Discovering your passion for helping people

March 29th, 2017 / by / in: Lifestyle / No responses

For many people the care of others comes naturally, and you’ve no doubt found yourself offering to run an errand for a neighbor, volunteering at a local event or organization, or donating to a charity. Simple acts of kindness such as these are what make the world go round, and it’s rewarding to be able to help in whatever way we can. However, if your passion for helping people extends further than what’s expected, and those random, everyday acts of kindness, you might like to think about a career that would allow you to offer assistance in a specific way; a role that will leave you feeling fulfilled, far happier in your working environment, and able to use talents you might have been storing away until now.

I want to help people: what next?

When you think about it most careers involve helping people in one way or another, whether that’s via customer service, providing a skill they’d find useful, or offering direct care. Indeed, there are a variety of job roles you could take that would enable you to help people in a way, and across a variety of sectors.

The healthcare industry, for example, is one of the most obvious when it comes to helping people, but the kinds of careers available are incredibly diverse. From specialized medical care and tailored therapies, to general practitioners, nurses, rehabilitation staff, and those who work in admin and office roles, each person in that industry is there to help people at a particular level. Public sector jobs, including police officer, firefighter, civil servant, politician, or postman/woman will also enable you to help others, and again their job specifications are vastly different. You may decide that you’d like to help people in another way, and join a charitable organization as a fundraiser or coordinator; not all means of helping people will be paid jobs, and it’s up to you to discover how your time and talents are best used.

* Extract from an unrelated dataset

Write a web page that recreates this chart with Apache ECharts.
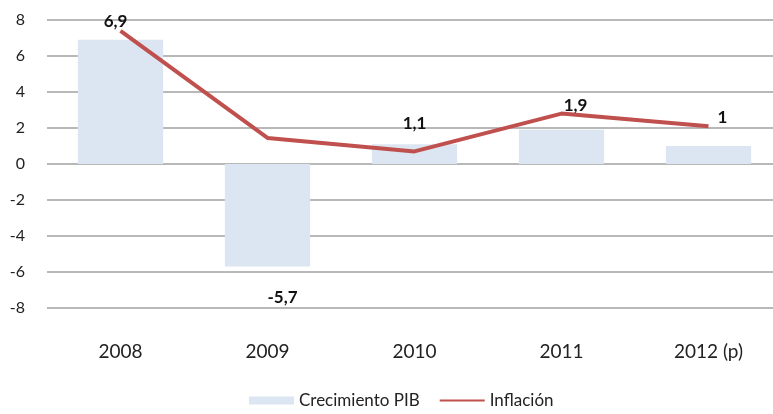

Think about the kinds of skills you possess, or would like to learn. Is there a particular job you feel you’d be good at, or is your passion for helping people steering you in one direction or another? You see, many of the sectors that fall under the umbrella of ‘caring’ are incredibly competitive to get into; job openings are rare, and when they do become available there are plenty of skilled and experienced workers ready to take their place. It’s always a good idea to think very carefully about what you can offer the caring profession before leaping in. How else can you expect to find your dream role?

The best routes to a fulfilling career helping people

Once you’ve ascertained what you’re good at, how you’d like to help people, and the kinds of position that will allow you to fulfill both of these things, it’s time to get out there and achieve your dream. There are numerous paths that lead towards a fulfilling career helping people, and some of them will offer more benefits and chances of success than others. Whether you’re venturing down the route of education, voluntary work or an entry-level position, it’s important to understand the kinds of things that will be expected of you at every turn, and to think carefully about where you’d like to be within the next few years. Budget, current commitments, and prior knowledge should also be considered, but remember; if helping people is something you’re really passionate about, you will always find a way.


Seeking out a specialist education is the most popular pathway into all kinds of caring professions, including healthcare, technological support, and teaching, as well as many kinds of therapy. If you’re able to, head back to college and choose a course that will support your dream to help people; you’ll often find guidelines for the kinds of education that’s expected on job profiles, so take a look. If you gained more general qualifications, but a degree nonetheless, investigate the kinds of training, top up, or master’s degree you would need to achieve the kind of standard the position is asking for. Public health, for example, requires a background in teaching, research, environment, or medicine, and there are further qualifications like a University of Arizona’s masters in public health that you could complete in addition to prior knowledge and training.

Voluntary work

Voluntary work is a popular way to help people, taking up as much time as you have to give. Again, the concept of voluntary work is an assorted one, comprising everything from helping at a local school, library, or care home, to caring for animals, working directly with a charity, or managing a fundraising store. You may even want to make yourself available within your community, and assist neighbors or businesses in any way they need help. As well as being incredibly rewarding, voluntary work is a great way to narrow down potential careers, and to introduce you to the areas where your skills could be put to the best use. Many of those who volunteer will find themselves full or part time positions eventually, so it’s worth seeing how you can help today.

An entry-level position

Finally, consider the benefits of an entry-level position, which is typically taken by recent graduates or those who will do specific training on the job. Entry-level roles are ideal for anyone who has achieved a general education and would now like to specialize, and students who have graduated with little work experience; internships and apprenticeships are sometimes considered entry-level roles, and will provide all kinds of valuable experience and training that you’ll then be able to apply to high-paid, or more particular career pathways. It’s important to remember that entry-level positions won’t stay at that level forever, and they’re a valuable means to work your way to where you’d like to be.

Therefore, making the most of a passion to help people could be far easier than you’d initially thought. There are dozens of ways to make that dream happen, and many of them will complement existing commitments, prior education and the talents you already possess.